Records from a collection
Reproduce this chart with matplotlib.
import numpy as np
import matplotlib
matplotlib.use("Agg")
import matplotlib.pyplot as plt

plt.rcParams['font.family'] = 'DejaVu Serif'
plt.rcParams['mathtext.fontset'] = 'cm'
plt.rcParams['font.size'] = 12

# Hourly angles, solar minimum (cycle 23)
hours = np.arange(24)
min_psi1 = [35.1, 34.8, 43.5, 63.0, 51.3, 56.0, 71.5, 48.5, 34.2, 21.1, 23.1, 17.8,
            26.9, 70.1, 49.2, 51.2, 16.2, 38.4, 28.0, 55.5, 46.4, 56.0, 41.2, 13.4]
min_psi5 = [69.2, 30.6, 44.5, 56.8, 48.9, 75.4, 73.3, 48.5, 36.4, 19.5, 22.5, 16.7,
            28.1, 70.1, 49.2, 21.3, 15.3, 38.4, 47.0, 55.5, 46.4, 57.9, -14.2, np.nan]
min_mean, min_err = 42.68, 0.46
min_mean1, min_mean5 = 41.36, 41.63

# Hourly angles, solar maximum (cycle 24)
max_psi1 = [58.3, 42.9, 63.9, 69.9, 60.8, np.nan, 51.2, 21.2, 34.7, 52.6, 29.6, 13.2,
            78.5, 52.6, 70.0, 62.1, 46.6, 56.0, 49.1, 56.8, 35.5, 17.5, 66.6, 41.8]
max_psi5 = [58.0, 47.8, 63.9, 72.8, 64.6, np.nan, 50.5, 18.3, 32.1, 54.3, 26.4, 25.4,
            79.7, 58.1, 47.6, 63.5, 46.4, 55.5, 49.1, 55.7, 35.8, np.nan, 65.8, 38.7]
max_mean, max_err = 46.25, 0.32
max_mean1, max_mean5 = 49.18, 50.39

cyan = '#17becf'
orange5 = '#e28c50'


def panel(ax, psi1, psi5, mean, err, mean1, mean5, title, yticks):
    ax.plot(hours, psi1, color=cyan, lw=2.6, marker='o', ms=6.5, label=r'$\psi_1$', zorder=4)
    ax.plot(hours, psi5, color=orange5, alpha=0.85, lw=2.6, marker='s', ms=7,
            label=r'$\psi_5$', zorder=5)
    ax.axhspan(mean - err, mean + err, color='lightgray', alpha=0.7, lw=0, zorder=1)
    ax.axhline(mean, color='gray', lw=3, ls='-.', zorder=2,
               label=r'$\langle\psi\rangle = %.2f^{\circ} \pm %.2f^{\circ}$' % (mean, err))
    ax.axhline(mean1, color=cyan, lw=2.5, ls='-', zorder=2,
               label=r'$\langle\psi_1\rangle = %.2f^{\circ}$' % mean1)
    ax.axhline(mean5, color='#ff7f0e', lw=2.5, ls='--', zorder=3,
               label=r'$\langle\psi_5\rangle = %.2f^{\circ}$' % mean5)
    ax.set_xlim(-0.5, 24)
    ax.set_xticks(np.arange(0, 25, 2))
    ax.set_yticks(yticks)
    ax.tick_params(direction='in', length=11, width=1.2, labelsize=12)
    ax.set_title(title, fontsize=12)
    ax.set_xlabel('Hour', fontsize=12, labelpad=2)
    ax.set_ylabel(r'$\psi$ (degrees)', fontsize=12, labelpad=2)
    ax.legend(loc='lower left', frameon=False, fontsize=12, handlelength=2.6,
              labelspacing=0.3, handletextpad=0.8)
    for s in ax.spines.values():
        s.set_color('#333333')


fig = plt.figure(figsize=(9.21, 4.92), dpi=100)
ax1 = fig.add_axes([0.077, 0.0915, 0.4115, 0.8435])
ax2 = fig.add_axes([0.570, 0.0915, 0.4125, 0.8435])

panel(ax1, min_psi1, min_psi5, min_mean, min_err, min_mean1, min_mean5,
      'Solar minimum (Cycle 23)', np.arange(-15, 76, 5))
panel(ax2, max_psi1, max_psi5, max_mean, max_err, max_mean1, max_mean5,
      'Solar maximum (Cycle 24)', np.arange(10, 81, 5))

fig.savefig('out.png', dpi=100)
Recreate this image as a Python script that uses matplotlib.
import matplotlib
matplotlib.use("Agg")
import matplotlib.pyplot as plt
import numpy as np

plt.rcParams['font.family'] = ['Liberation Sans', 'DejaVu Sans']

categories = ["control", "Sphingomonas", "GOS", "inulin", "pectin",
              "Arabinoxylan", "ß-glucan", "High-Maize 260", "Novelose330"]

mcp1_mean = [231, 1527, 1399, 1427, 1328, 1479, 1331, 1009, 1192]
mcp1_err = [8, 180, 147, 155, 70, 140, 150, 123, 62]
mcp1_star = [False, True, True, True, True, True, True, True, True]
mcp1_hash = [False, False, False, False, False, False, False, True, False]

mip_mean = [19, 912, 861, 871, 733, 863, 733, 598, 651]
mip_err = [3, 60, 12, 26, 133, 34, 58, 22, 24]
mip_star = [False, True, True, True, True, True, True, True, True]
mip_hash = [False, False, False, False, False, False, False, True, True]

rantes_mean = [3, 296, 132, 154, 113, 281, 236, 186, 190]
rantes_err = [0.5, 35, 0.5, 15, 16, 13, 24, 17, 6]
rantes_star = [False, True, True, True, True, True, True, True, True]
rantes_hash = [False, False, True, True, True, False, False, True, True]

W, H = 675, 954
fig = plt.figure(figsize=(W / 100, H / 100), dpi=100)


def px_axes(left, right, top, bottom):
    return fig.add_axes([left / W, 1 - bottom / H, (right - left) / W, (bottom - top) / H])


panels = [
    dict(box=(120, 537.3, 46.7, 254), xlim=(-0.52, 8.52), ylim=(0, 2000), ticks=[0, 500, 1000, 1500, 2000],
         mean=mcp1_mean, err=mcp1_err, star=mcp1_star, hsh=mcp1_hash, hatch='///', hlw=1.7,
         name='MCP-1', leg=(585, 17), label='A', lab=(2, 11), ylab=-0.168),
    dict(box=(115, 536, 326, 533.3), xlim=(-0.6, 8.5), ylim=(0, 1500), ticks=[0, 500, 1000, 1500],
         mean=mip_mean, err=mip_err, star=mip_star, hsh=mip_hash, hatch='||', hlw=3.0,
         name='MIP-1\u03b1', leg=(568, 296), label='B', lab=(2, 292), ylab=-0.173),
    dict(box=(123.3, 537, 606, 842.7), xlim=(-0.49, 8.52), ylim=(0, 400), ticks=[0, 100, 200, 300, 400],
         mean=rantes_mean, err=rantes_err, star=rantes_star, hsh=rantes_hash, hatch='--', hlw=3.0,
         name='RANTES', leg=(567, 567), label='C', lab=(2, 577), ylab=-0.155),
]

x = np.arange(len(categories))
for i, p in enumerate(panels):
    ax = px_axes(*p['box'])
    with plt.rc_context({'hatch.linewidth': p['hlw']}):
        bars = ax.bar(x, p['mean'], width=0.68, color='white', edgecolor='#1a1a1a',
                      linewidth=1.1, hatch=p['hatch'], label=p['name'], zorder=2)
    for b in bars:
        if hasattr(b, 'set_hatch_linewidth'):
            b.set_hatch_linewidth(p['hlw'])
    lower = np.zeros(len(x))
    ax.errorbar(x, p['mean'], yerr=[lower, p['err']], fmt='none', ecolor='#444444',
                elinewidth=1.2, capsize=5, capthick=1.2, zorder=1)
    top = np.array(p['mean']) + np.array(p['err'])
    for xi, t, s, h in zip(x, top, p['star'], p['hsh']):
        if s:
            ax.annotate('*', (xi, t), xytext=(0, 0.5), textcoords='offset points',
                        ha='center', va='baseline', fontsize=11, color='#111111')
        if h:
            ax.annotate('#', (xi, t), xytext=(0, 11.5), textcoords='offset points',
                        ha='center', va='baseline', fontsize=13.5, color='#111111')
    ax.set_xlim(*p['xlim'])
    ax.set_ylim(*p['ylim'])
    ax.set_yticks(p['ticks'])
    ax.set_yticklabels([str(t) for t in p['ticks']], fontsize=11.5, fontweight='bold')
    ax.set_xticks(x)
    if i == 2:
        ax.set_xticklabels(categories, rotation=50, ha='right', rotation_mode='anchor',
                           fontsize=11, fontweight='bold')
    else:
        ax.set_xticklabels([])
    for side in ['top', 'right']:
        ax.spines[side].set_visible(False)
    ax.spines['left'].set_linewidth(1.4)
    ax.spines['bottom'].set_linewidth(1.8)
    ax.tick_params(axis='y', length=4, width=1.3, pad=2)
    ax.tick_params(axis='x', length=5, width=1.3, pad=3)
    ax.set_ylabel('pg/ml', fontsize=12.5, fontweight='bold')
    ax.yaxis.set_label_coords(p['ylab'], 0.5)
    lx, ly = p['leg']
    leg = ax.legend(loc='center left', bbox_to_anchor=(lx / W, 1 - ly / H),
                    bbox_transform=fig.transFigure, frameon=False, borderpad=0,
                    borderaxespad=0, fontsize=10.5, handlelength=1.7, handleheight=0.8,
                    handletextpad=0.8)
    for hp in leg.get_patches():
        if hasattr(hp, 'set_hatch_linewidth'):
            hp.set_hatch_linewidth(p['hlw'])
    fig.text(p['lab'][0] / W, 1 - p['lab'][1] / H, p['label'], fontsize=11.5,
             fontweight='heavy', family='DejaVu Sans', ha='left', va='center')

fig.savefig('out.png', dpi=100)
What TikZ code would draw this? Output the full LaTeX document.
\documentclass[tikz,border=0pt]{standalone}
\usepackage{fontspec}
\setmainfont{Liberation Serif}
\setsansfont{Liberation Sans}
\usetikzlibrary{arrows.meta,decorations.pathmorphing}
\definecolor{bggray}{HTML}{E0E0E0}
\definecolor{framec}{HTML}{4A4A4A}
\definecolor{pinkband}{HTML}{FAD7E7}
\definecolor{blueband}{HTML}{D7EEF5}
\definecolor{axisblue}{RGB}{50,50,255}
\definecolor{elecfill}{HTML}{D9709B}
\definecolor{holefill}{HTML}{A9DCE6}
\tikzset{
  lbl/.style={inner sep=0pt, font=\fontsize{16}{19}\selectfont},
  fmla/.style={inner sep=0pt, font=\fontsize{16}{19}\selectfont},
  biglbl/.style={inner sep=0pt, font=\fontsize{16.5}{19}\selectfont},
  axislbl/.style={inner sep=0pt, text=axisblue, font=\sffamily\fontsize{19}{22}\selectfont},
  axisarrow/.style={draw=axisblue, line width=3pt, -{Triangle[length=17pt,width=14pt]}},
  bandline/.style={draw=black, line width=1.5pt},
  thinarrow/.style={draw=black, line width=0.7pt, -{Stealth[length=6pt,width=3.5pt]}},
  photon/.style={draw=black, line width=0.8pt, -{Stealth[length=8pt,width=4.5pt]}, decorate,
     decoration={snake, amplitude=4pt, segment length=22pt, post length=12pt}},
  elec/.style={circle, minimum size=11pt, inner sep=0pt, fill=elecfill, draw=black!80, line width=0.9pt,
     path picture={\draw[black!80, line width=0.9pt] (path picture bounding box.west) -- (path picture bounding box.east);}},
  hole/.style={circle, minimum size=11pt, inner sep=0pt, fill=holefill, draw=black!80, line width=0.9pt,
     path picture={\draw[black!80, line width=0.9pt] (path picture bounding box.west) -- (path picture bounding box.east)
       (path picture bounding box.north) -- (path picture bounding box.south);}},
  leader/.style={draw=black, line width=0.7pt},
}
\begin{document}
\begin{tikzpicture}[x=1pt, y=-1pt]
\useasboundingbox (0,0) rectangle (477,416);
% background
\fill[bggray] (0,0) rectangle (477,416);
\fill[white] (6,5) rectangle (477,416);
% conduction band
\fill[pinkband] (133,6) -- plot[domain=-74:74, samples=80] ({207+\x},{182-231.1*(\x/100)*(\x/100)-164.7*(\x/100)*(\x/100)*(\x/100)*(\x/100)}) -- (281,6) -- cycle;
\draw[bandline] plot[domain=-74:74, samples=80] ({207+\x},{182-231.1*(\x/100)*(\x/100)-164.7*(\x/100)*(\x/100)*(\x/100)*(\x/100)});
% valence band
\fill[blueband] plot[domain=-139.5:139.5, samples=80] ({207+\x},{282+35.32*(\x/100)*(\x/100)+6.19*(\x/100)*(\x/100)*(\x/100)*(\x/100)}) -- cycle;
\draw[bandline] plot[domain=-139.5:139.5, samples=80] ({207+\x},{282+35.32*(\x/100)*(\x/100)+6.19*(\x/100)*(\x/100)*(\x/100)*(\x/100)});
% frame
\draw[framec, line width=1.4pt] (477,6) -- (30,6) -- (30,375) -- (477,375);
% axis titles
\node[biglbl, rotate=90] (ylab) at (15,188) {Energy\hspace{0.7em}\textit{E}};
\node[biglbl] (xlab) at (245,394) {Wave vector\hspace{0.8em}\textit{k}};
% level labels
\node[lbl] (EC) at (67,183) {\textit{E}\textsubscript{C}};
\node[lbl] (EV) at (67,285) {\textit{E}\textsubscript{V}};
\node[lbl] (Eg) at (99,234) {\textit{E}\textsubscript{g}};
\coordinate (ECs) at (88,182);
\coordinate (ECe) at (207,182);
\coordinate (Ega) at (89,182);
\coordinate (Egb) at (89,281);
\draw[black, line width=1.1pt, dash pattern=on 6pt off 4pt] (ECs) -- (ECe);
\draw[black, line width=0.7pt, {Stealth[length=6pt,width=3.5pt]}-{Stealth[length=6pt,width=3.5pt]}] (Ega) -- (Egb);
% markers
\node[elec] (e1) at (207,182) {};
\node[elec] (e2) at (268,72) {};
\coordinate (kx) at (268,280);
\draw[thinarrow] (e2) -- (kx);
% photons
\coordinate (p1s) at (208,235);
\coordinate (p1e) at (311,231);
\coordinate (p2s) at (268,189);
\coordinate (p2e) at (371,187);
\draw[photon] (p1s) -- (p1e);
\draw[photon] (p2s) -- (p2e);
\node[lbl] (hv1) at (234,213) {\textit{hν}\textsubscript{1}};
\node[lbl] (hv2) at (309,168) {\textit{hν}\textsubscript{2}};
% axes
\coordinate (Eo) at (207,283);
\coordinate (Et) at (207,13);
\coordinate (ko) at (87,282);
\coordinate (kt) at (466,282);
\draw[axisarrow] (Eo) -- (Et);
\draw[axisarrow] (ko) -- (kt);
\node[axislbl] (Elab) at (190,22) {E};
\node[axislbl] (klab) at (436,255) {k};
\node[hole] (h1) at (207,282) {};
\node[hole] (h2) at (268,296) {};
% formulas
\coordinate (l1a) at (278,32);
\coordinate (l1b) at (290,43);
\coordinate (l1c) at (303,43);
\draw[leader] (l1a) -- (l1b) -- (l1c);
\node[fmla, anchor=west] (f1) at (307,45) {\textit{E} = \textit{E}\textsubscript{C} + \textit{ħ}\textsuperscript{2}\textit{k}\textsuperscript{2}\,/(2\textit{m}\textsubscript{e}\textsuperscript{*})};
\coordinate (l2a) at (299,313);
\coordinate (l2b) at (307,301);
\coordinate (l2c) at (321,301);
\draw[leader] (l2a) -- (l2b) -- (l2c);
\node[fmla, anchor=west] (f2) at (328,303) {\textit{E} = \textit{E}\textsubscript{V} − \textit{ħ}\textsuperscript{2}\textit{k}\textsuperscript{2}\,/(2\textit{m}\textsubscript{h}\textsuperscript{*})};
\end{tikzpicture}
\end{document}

# WHAT TO WORK ON
Quote every line from the beginning of the entries up to and including the line that contains "plt.rcParams['font.size'] = 12".

# TASK OUTPUT
Reproduce this chart with matplotlib.
import numpy as np
import matplotlib
matplotlib.use("Agg")
import matplotlib.pyplot as plt

plt.rcParams['font.family'] = 'DejaVu Serif'
plt.rcParams['mathtext.fontset'] = 'cm'
plt.rcParams['font.size'] = 12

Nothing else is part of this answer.